The Latvian claimed he he wasn’t feeling well and the ATP bought it. Anyone with an ounce of objectivity didn’t see an unwell player battling bravely onwards. They saw a tank.
Gulbis served for the set at 5-4 and choked. He then found himself in a tiebreak after a set of tennis he had pretty much dominated and he choked again.
Following said breaker, he had an argument with the umpire and like a spoilt 13-year-old he gave up. Three points won in the second set, one of which was a Simon double fault, says it all.
It was the most blatant and obvious tank you’re ever likely to see and Gulbis would have been fined if the ATP had any credibility whatsoever.

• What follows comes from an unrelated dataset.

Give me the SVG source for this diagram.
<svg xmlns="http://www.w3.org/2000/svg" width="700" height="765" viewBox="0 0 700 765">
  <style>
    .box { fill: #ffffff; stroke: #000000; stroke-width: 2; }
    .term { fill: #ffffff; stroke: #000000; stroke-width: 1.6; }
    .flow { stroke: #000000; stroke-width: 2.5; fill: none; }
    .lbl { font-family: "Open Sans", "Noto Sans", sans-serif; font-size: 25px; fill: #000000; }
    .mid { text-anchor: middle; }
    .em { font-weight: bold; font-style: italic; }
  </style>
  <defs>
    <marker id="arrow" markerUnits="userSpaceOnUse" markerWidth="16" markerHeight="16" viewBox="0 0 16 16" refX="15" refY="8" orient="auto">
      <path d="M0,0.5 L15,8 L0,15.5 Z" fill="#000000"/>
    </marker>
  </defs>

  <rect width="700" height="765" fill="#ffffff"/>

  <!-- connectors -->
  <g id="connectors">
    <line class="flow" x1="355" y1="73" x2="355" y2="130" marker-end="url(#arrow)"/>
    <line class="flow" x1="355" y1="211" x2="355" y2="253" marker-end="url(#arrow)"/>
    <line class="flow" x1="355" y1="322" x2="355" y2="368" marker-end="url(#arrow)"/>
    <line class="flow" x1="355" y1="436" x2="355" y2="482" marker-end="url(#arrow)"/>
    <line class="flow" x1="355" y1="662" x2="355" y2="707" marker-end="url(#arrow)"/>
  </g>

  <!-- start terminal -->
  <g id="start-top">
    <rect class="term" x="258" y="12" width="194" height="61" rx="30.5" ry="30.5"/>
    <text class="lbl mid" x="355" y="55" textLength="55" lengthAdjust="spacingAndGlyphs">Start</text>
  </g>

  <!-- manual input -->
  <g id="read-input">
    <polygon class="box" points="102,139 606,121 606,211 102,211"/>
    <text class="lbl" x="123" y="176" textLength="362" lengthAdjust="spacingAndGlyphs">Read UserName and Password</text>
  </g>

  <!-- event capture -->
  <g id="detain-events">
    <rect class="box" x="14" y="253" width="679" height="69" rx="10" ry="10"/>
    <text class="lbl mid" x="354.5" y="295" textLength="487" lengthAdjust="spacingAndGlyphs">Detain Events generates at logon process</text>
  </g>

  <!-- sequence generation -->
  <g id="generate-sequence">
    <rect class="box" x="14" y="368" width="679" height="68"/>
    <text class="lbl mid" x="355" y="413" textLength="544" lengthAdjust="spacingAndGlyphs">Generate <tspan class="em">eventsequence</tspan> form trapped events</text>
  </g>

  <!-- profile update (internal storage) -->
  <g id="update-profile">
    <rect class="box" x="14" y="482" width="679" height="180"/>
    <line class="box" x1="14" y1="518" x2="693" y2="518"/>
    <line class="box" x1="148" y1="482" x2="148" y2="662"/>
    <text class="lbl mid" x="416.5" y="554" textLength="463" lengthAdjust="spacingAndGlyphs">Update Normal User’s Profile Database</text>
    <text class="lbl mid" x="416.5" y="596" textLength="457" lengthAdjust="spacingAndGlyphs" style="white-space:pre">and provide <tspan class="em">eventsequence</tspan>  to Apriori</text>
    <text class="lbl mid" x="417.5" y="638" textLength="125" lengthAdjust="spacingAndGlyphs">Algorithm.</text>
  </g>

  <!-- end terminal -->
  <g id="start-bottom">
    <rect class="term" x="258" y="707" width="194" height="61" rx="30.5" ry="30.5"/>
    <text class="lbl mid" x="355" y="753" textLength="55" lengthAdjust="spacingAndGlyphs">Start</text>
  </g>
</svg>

But, hey, welcome to the wonderful world of professional tennis.
A world where blatant match fixing is ignored while players are suspended for betting chump change on tennis matches they have no connection with.

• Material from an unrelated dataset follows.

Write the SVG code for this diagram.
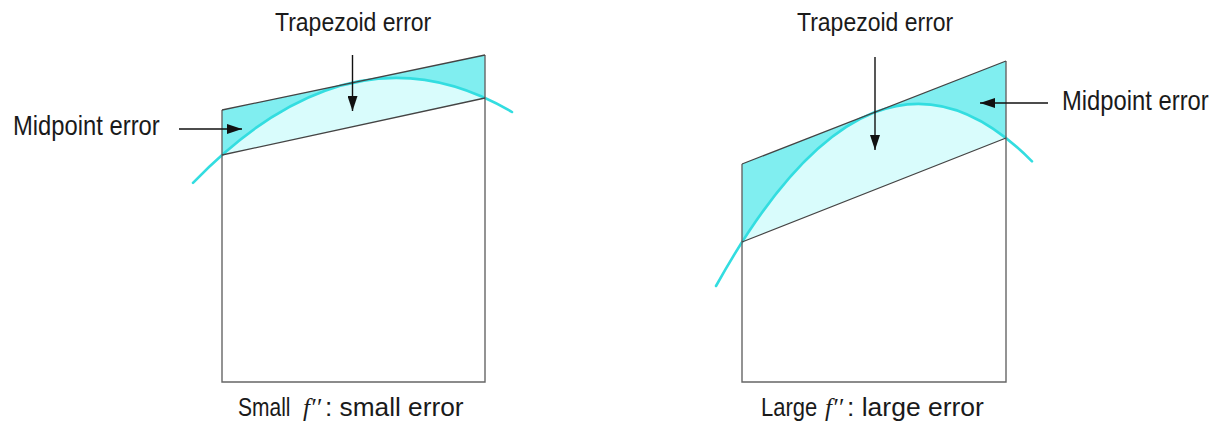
<svg xmlns="http://www.w3.org/2000/svg" width="1230" height="433" viewBox="0 0 1230 433">
<defs>
<style>
.light{fill:#d9fcfc;stroke:none}
.dark{fill:#80eef0;stroke:none}
.curve{fill:none;stroke:#33dde0;stroke-width:2.6;stroke-linecap:round}
.edge{fill:none;stroke:#444;stroke-width:1.3}
.side{fill:none;stroke:#666;stroke-width:1.4}
.arrow{fill:none;stroke:#111;stroke-width:1.4}
.lbl{font-family:"Liberation Sans",Arial,sans-serif;fill:#1a1a1a}
.trap{font-size:23px}
.mid{font-size:23.8px}
.cap{font-size:25px}
.math{font-family:"Liberation Serif","Times New Roman",serif;font-style:italic;font-size:25px;fill:#1a1a1a}
</style>
<marker id="ah" markerUnits="userSpaceOnUse" markerWidth="16" markerHeight="10" refX="15" refY="5" orient="auto">
<path d="M0,0 L15,5 L0,10 Z" fill="#111"/>
</marker>
</defs>
<rect width="1230" height="433" fill="#fff"/>

<g id="left-plot">
<path class="light" d="M222,110 L485,55 L485,98 L222,155 Z"/>
<path class="dark" d="M222,110 L485,55 L485,98 Q353.5,38.5 222,155 Z"/>
<path class="curve" d="M193,182.8 Q352.5,18 512,112"/>
<path class="side" d="M222,110 L222,382 L485,382 L485,55"/>
<path class="edge" d="M222,110 L485,55 M222,155 L485,98"/>
</g>

<g id="right-plot">
<path class="light" d="M742,164 L1006,61 L1006,138 L742,242 Z"/>
<path class="dark" d="M742,164 L1006,61 L1006,138 Q874,35 742,242 Z"/>
<path class="curve" d="M716,286 Q874,1.5 1032,161.3"/>
<path class="side" d="M742,164 L742,382 L1006,382 L1006,61"/>
<path class="edge" d="M742,164 L1006,61 M742,242 L1006,138"/>
</g>

<g id="connectors">
<line class="arrow" x1="352.5" y1="55" x2="352.5" y2="111" marker-end="url(#ah)"/>
<line class="arrow" x1="179" y1="129" x2="242" y2="129" marker-end="url(#ah)"/>
<line class="arrow" x1="875" y1="57" x2="875" y2="150" marker-end="url(#ah)"/>
<line class="arrow" x1="1048" y1="103" x2="980" y2="103" marker-end="url(#ah)"/>
</g>

<g id="label-trap-left"><text class="lbl trap" transform="translate(275,31) scale(1,1.1)">Trapezoid error</text></g>
<g id="label-mid-left"><text class="lbl mid" transform="translate(13,135) scale(1,1.15)">Midpoint error</text></g>
<g id="label-trap-right"><text class="lbl trap" transform="translate(797,31) scale(1,1.1)">Trapezoid error</text></g>
<g id="label-mid-right"><text class="lbl mid" transform="translate(1062,110) scale(1,1.15)">Midpoint error</text></g>

<g id="caption-left">
<text class="lbl cap" transform="translate(238,416) scale(0.84,1)">Small</text>
<text class="math" x="303" y="416">f′′</text>
<text class="lbl cap" transform="translate(325,416) scale(1.05,1)">: small error</text>
</g>
<g id="caption-right">
<text class="lbl cap" transform="translate(761,416) scale(0.88,1)">Large</text>
<text class="math" x="825" y="416">f′′</text>
<text class="lbl cap" transform="translate(847,416) scale(1.06,1)">: large error</text>
</g>
</svg>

A world where the anti-doping regime is absolutely laughable but Filippo Volandri eats a ban for taking too many puffs of his asthma inhaler.
A world where a clearly troubled Nikolay Davydenko, in the midst of a match fixing investigation, gets the yips on serve and is fined for tanking, while several deliberate and obvious tanks such as Gulbis’s in Sydney go unpunished.

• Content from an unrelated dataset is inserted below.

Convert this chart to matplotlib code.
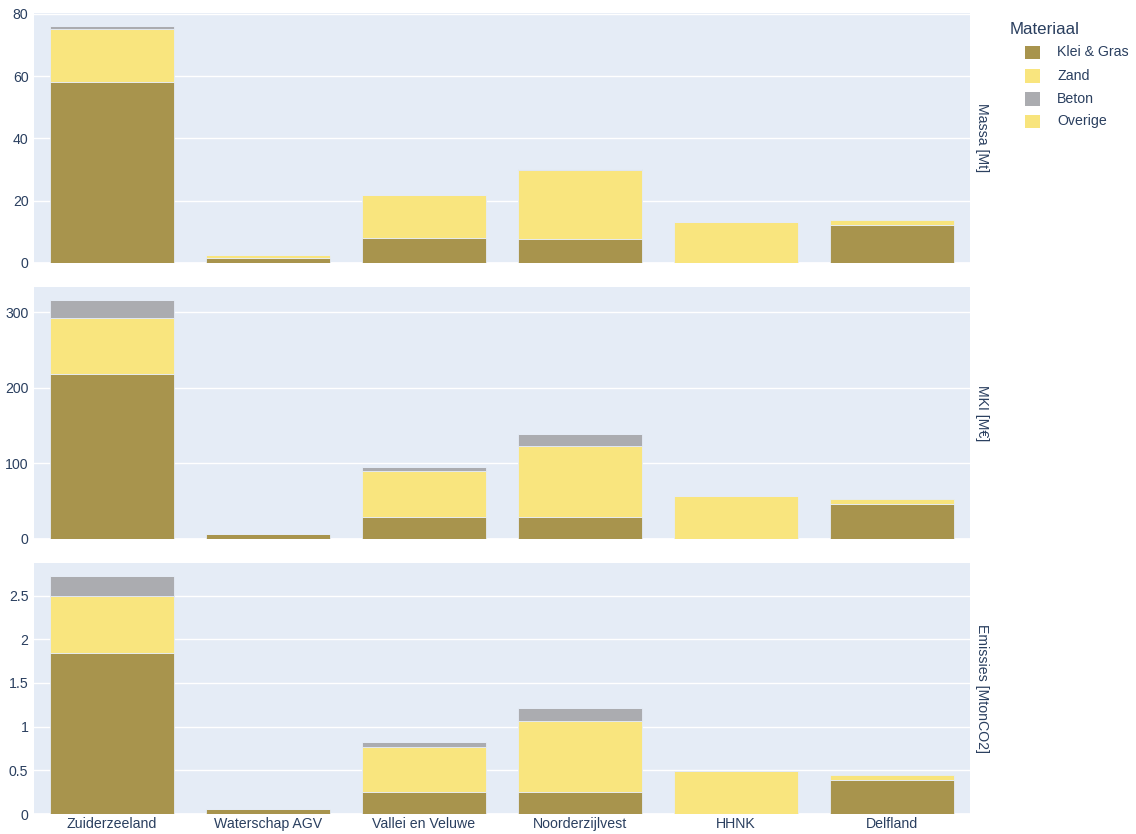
import matplotlib
matplotlib.use("Agg")
import matplotlib.pyplot as plt
import numpy as np
from matplotlib.patches import Rectangle

plt.rcParams['font.family'] = ['Liberation Sans', 'DejaVu Sans']

categories = ["Zuiderzeeland", "Waterschap AGV", "Vallei en Veluwe", "Noorderzijlvest", "HHNK", "Delfland"]
materials = ["Klei & Gras", "Zand", "Beton", "Overige"]
colors = {"Klei & Gras": "#a8944d", "Zand": "#f9e57e", "Beton": "#abacb0", "Overige": "#f8e47c"}

# Massa [Mt]
massa_klei = [58.0, 1.7, 7.9, 7.8, 0.0, 12.2]
massa_zand = [17.2, 1.0, 14.0, 22.1, 13.3, 0.0]
massa_beton = [0.9, 0.0, 0.0, 0.3, 0.0, 0.0]
massa_overige = [0.0, 0.0, 0.0, 0.0, 0.0, 1.7]

# MKI [M€]
mki_klei = [218.3, 6.3, 29.3, 29.3, 0.0, 45.8]
mki_zand = [74.5, 0.0, 59.9, 93.7, 56.8, 0.0]
mki_beton = [23.2, 0.0, 6.2, 16.4, 0.0, 0.0]
mki_overige = [0.0, 0.0, 0.0, 0.0, 0.0, 6.6]

# Emissies [MtonCO2]
em_klei = [1.848, 0.057, 0.249, 0.249, 0.0, 0.39]
em_zand = [0.649, 0.0, 0.522, 0.813, 0.496, 0.0]
em_beton = [0.223, 0.0, 0.057, 0.156, 0.0, 0.0]
em_overige = [0.0, 0.0, 0.0, 0.0, 0.0, 0.057]

panels = [
    ("Massa [Mt]", [massa_klei, massa_zand, massa_beton, massa_overige], [0, 20, 40, 60, 80], ["0", "20", "40", "60", "80"]),
    ("MKI [M€]", [mki_klei, mki_zand, mki_beton, mki_overige], [0, 100, 200, 300], ["0", "100", "200", "300"]),
    ("Emissies [MtonCO2]", [em_klei, em_zand, em_beton, em_overige], [0, 0.5, 1, 1.5, 2, 2.5], ["0", "0.5", "1", "1.5", "2", "2.5"]),
]

W, H = 1136, 834
fig = plt.figure(figsize=(W / 100, H / 100), dpi=100)
txt = "#2a3f5f"
fs = 10.2
left, right = 34, 970
bounds = [(13, 263), (287.3, 538.7), (563.3, 814)]

x = np.arange(len(categories))
for i, (label, series, ticks, ticklabels) in enumerate(panels):
    top, bot = bounds[i]
    ax = fig.add_axes([left / W, (H - bot) / H, (right - left) / W, (bot - top) / H])
    ax.set_facecolor("#e5ecf6")
    bottom = np.zeros(len(categories))
    for m, vals in zip(materials, series):
        v = np.array(vals)
        ax.bar(x, v, width=0.8, bottom=bottom, color=colors[m], edgecolor="#e5ecf6",
               linewidth=0.6, zorder=3, label=m)
        bottom += v
    ax.set_xlim(-0.5, len(categories) - 0.5)
    ax.set_ylim(0, bottom.max() * 1.055)
    ax.set_yticks(ticks)
    ax.set_yticklabels(ticklabels)
    ax.yaxis.grid(True, color="white", linewidth=1, zorder=0)
    ax.axhline(0, color="white", linewidth=2, zorder=1)
    for s in ax.spines.values():
        s.set_visible(False)
    ax.tick_params(axis="both", length=0, labelsize=fs, colors=txt, pad=4)
    if i < 2:
        ax.set_xticks([])
    else:
        ax.set_xticks(x)
        ax.set_xticklabels(categories)
        ax.tick_params(axis="x", pad=2)
    ax.text(1.0 + 5 / (right - left), 0.5, label, rotation=-90, transform=ax.transAxes,
            ha="left", va="center", fontsize=fs, color=txt)

# Legend
fig.text(1010 / W, 1 - 29 / H, "Materiaal", fontsize=12.2, color=txt, ha="left", va="center")
ys = [52.5, 76, 99, 121.5]
for m, yy in zip(materials, ys):
    fig.patches.append(Rectangle((1025 / W, 1 - (yy + 6.5) / H), 15 / W, 13 / H,
                                 transform=fig.transFigure, facecolor=colors[m], edgecolor="none"))
    fig.text(1057 / W, 1 - yy / H, m, fontsize=fs, color=txt, ha="left", va="center")

fig.savefig("out.png", dpi=100, facecolor="white")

I could go on, but you get the message.
The ATP’s lack of best effort rule is one of the most problematic of all given the selective way in which it is enforced.
The rule states:
Best efforts:
A player shall use his best efforts during the match when competing in a tournament.
Violation of this section shall subject a player to a fine up to $10,000
for each violation.For purposes of this rule, the supervisor and/or the chair umpire shall have
the authority to penalize a player in accordance with the Point Penalty
Schedule. In circumstances that are flagrant and particularly injurious to the
success of a tournament, or are singularly egregious, a single violation of this
section shall also constitute the player Major Offense of Aggravated Behavior.
There are few recent instances of it being enforced. Last year there are just two that I’m aware of:
Eduardo Schwank was fined $1,000 after losing to Juan-Ignacio Chela in Houston, apparently after a applying a game plan that involved drop shots, lobs, foot-faults and little else. He tried the injured excuse but it didn’t workd.
Victor Hanescu was hit for a total of $15,000 after the (understandable) hissy-fit he pulled in his defeat to Daniel Brands at Wimbledon. Half that amount was for tanking, half for spitting.
Prior to that, not many examples spring to mind. There was the infamous Davydenko incident at St Petersburg in 2007 which led to a fine of $2,000 for one.

Once a tanker, always a tanker. Or not.
Going much further back, Marat Safin, who was never adverse to a tank or two, was nailed for lack of best effort after his first round defeat to Grant Stafford at the Australian Open in 2000 while one Roger Federer fell foul of the rule at a Satellite event in Switzerland was back in 1998.
Much like serve time violations, the ATP has a rule that makes perfect sense but just manages to piss everyone off by applying it in such an ad-hoc manner.
The solution is pretty simple. Man up and fine players for “lack of best effort” more regulalrly or scrap the rule altogether and declare that a player’s God-given right to tank is sacrosanct and beyond mere ATP regulation.
Either one is fine but don’t continue to destroy your credibility by treating us like idiots. Fans know a tank when they see one and Ernests Gulbis’s showing in Sydney yesterday was a whole, rampaging Panzer battallion.
you got that straight mate
As a die-hard Simon fan, I would have to watch again to see if Gulbis tanked. He definitely choked. I had so much fun watching a live feed when gulbis fans in the 1st set were ragging on Simon for being a pusher and that he would give Gulbis the match. Have they watched Gulbis or Simon play before? Allez!
It’s not so easy to detect tanking with Gulbis, because playing as if he’s not giving his best effort is practically his M.O.
Gulbis plays lazily, waiting for the ball to come to him, hardly moving his feet, because he’s chronically unfit. He plays carelessly, going for winners from improbable situations. He also has dismal shot selection, hitting fancy droppers out of the blue.
These 3 things could be found in tank jobs as well, but with Gulbis they appear in all of his matches, only that sometimes his best shot (serve) fires flawlessly and he wins nevertheless.
Bibi, I agree with your assessment in terms of a standard shitty Gulbis performance but this was something else entirely.
As I said, he won three points in a 16 minute set. It went far beyond a standard a standard bout of Ernie self-destruction. I don’t think I’ve ever seen a more one sided set of tennis and Simon is not the type of player that can destroy an opponent in such a fashion.